The Transformations of Morton Horwitz
By Kenneth W. Mack ’91
For a young law student arriving at Harvard Law School in the fall of 1988, Morton Horwitz [’67] seemed to encapsulate everything that I (no doubt, naively) expected to see in a Harvard professor. Among the students, he was widely known as “Mort the Tort,” for the passion that he brought to the class with which he was most widely identified. I can still remember the intense discussions among my friends over lunch in Harkness Commons about the latest salvo from Morty that somehow seemed to connect tort law to important debates in philosophy, politics and economics. As a scholar, Morty was also associated with Critical Legal Studies, which was also the subject of many animated Hark conversations, although I must admit that few of us understood it very well. He was also the author of a book called “The Transformation of American Law,” which, one of my fellow students remarked in hushed tones, was “one of the most important books ever published in American legal history.”

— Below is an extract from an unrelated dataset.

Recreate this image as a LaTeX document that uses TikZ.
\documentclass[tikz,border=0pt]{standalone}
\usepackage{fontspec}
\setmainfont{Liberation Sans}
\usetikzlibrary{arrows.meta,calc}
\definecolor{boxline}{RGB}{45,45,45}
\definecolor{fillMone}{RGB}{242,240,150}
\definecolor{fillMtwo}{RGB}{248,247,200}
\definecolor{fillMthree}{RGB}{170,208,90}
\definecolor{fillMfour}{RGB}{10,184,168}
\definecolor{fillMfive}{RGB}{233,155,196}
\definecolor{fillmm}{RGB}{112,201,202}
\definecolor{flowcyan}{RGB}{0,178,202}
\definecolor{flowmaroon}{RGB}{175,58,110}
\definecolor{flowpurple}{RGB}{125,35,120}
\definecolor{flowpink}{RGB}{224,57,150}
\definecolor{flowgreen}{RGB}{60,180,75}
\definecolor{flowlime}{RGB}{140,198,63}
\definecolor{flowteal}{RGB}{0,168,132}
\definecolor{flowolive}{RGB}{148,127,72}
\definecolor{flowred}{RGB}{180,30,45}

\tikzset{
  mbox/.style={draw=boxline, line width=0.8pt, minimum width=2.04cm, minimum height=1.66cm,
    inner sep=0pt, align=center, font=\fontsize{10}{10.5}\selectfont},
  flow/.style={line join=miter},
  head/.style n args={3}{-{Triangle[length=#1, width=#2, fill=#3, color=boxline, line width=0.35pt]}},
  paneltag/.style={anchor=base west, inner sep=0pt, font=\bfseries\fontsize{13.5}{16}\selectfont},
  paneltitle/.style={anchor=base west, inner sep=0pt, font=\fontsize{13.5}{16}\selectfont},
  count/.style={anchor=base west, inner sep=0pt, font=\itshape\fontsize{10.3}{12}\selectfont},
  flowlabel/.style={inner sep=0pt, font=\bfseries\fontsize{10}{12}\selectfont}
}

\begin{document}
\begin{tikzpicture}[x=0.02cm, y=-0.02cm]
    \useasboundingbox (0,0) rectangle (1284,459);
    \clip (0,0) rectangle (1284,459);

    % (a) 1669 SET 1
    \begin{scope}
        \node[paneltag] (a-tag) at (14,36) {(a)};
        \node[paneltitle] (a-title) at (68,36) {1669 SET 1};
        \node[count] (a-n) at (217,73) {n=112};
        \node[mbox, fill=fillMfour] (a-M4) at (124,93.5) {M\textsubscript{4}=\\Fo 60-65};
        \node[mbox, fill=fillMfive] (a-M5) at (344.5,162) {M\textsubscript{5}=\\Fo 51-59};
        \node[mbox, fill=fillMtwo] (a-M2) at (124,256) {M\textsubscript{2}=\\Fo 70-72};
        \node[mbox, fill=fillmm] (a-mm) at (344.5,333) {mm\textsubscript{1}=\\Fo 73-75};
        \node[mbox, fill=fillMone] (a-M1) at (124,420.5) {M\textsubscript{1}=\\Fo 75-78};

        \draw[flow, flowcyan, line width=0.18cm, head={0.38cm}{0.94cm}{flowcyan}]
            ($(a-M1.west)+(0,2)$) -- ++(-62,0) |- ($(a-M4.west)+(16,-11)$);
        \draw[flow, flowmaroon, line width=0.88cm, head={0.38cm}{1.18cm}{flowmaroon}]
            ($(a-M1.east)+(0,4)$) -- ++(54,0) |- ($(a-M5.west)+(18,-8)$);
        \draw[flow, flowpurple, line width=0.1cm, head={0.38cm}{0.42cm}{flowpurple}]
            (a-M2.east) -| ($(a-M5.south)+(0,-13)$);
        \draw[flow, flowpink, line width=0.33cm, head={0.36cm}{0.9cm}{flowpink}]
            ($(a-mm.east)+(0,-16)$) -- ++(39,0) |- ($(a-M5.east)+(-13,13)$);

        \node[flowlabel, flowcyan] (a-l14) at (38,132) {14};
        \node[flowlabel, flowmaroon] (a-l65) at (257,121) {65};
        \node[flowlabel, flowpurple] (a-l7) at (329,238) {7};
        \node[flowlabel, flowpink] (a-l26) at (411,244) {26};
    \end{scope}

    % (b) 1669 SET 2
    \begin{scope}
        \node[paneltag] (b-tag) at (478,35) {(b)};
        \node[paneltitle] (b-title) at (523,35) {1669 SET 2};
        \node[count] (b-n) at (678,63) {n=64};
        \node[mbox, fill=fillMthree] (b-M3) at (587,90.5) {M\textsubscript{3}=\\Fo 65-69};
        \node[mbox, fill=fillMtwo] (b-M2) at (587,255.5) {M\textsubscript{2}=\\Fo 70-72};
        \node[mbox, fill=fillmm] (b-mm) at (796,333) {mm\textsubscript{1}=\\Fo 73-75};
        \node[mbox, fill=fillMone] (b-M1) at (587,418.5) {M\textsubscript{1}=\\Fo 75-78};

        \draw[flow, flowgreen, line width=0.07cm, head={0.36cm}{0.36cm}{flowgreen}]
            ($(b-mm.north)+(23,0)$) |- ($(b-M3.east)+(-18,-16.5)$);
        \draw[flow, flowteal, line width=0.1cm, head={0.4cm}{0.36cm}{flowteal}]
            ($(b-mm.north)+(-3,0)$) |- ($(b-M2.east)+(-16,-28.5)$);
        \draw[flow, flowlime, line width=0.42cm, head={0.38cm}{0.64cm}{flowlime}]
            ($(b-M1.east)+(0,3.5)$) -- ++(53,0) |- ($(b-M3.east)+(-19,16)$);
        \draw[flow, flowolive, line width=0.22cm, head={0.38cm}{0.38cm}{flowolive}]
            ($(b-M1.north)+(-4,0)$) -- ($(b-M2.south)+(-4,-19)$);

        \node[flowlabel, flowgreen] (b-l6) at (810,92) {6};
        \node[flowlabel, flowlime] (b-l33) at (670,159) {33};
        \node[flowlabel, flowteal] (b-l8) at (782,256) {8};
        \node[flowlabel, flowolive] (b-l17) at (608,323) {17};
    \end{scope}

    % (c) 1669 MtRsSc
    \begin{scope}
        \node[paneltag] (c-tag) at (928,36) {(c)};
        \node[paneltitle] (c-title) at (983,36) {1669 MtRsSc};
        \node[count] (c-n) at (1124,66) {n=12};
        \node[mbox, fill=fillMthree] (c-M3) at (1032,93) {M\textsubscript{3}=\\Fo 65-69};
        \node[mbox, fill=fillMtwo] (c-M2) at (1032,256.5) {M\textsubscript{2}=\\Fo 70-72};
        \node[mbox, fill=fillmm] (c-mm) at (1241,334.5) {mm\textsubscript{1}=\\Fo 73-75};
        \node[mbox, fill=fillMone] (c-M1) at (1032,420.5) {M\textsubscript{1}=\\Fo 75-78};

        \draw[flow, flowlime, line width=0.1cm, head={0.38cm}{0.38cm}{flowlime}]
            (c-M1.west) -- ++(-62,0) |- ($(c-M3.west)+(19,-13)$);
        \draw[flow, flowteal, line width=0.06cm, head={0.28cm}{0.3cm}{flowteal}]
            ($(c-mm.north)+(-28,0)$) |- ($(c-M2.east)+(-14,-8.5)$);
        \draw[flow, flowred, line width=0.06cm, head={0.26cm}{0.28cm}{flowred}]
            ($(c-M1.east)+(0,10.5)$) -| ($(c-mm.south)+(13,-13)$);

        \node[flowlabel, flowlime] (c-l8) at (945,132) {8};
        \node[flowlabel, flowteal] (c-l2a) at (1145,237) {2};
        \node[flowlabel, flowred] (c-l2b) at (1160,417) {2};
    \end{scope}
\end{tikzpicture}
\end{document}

What I did not know at the time was that behind the somewhat daunting figure of a Harvard professor was a person who had undergone many transformations of his own. A product of City College of New York, Morty had been in his first year of study at Harvard Law School when he faced an important decision. He had completed a Ph.D. in government at Harvard with Louis Hartz, and a prestigious university was now interested in giving him a tenure-track offer in that field. He was enjoying law so much, however, that he turned down the offer and never looked back. He finished HLS and eventually returned to the law school as a Charles Warren Fellow before joining the regular faculty in 1970. Here he wrote a series of articles and a Bancroft Prize-winning book that earned him the Charles Warren Professorship, while making common cause with like-minded professors to challenge the accepted contours of both teaching and scholarship at a school that still resembled the HLS portrayed in the book and the movie “The Paper Chase.” The interactions between Morty, Duncan Kennedy and Roberto Unger [LL.M. ’70 S.J.D. ’76] would soon coalesce into something called the CLS “movement”—a novel approach to legal scholarship that, in part because of Morty’s influence, continues to affect the writing of legal history more than any other field. He encountered resistance from more senior members of the faculty to his own brand of teaching—“ferociously Socratic,” he once described it to me—which nonetheless broke with what his older colleagues expected of a traditional HLS professor.

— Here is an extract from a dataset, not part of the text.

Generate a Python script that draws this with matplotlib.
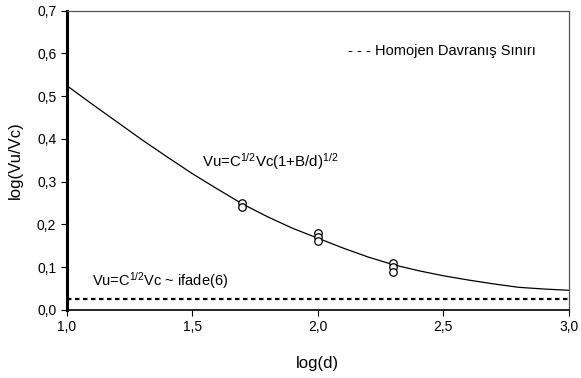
import matplotlib
matplotlib.use('Agg')
import matplotlib.pyplot as plt
from matplotlib.ticker import FuncFormatter

plt.rcParams['font.family'] = ['Liberation Sans', 'DejaVu Sans']
plt.rcParams['mathtext.fontset'] = 'custom'
plt.rcParams['mathtext.rm'] = 'Liberation Sans'
plt.rcParams['mathtext.it'] = 'Liberation Sans:italic'

# curve
curve_x = [1.0, 1.1, 1.2, 1.3, 1.4, 1.5, 1.6, 1.7, 1.8, 1.9, 2.0,
           2.1, 2.2, 2.3, 2.4, 2.5, 2.6, 2.7, 2.8, 2.9, 3.0]
curve_y = [0.525, 0.482, 0.440, 0.398, 0.358, 0.319, 0.283, 0.248, 0.218, 0.191, 0.168,
           0.145, 0.124, 0.106, 0.092, 0.080, 0.070, 0.061, 0.053, 0.049, 0.046]

# measured points
pts_x = [1.7, 1.7, 2.0, 2.0, 2.0, 2.3, 2.3, 2.3]
pts_y = [0.251, 0.240, 0.180, 0.170, 0.162, 0.109, 0.100, 0.088]

# homogeneous behaviour limit
limit_y = 0.025

fig = plt.figure(figsize=(5.81, 3.78), dpi=100)
ax = fig.add_axes([0.1148, 0.18, 0.8642, 0.7917])

ax.plot(curve_x, curve_y, color='black', linewidth=0.9)
ax.plot(pts_x, pts_y, 'o', markerfacecolor='white', markeredgecolor='black',
        markersize=5.4, markeredgewidth=0.9)
ax.axhline(limit_y, color='black', linewidth=1.6, linestyle=(0, (2, 1.6)))

ax.set_xlim(1.0, 3.0)
ax.set_ylim(0.0, 0.7)
ax.set_xticks([1.0, 1.5, 2.0, 2.5, 3.0])
ax.set_yticks([0.0, 0.1, 0.2, 0.3, 0.4, 0.5, 0.6, 0.7])
fmt = FuncFormatter(lambda v, p: ('%.1f' % v).replace('.', ','))
ax.xaxis.set_major_formatter(fmt)
ax.yaxis.set_major_formatter(fmt)
ax.tick_params(direction='out', length=4, width=0.8, labelsize=10, colors='black')

ax.spines['left'].set_linewidth(2.2)
ax.spines['bottom'].set_linewidth(1.2)
ax.spines['top'].set_color('#555555')
ax.spines['right'].set_color('#555555')
ax.spines['top'].set_linewidth(0.9)
ax.spines['right'].set_linewidth(0.9)

ax.set_xlabel('log(d)', fontsize=12, labelpad=15.5)
ax.set_ylabel('log(Vu/Vc)', fontsize=12, labelpad=10)

ax.text(1.54, 0.334, r'Vu=C$^{\mathregular{1/2}}$Vc(1+B/d)$^{\mathregular{1/2}}$',
        fontsize=10.8, va='baseline')
ax.text(1.102, 0.056, r'Vu=C$^{\mathregular{1/2}}$Vc ~ ifade(6)',
        fontsize=10.5, va='baseline')
ax.text(2.122, 0.597, '- - - Homojen Davranış Sınırı', fontsize=10.5, va='baseline')

fig.savefig('out.png', dpi=100)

Much to my regret, then and now, I was not in Morty’s first-year Torts class. He was already 50 years old, but he still exuded his own brand of intellectual “coolness” that belied his age and made many of us wish we were in his section. I finally got a chance to take his American Legal History class in the winter term of 1990, along with 150 of my fellow students who packed into a large classroom in Austin Hall to hear Morty give a series of three-hour lectures that became the basis of the second volume of “Transformation.” Actually, they were less lectures than extended colloquies with the students. Their subjects ranged from Roscoe Pound, to the Frankfurt School, to the Warren Court, to Modernist art, and they made law come alive like no other class I had ever taken. There was also a popular undergraduate lecture class. More books and articles would follow for Morty; his history of the Warren Court, part of the Holmes Devise History of the Court series, is forthcoming.
My own desire to become a legal historian dated from the weeks that I sat in Morty’s legal history class that winter, and this past year I was fortunate enough to co-teach Morty’s last class at HLS on the History of American Economic Regulation. It is difficult to imagine him in retirement, and for me he will always remain at least partly the figure I met two decades ago, dazzling students with his signature phrases like “apologetic defenses of the status quo,” uttered in his unmistakable deep tenor voice, and making seemingly esoteric subjects like legal realism seem like things about which every educated lawyer should feel passionately.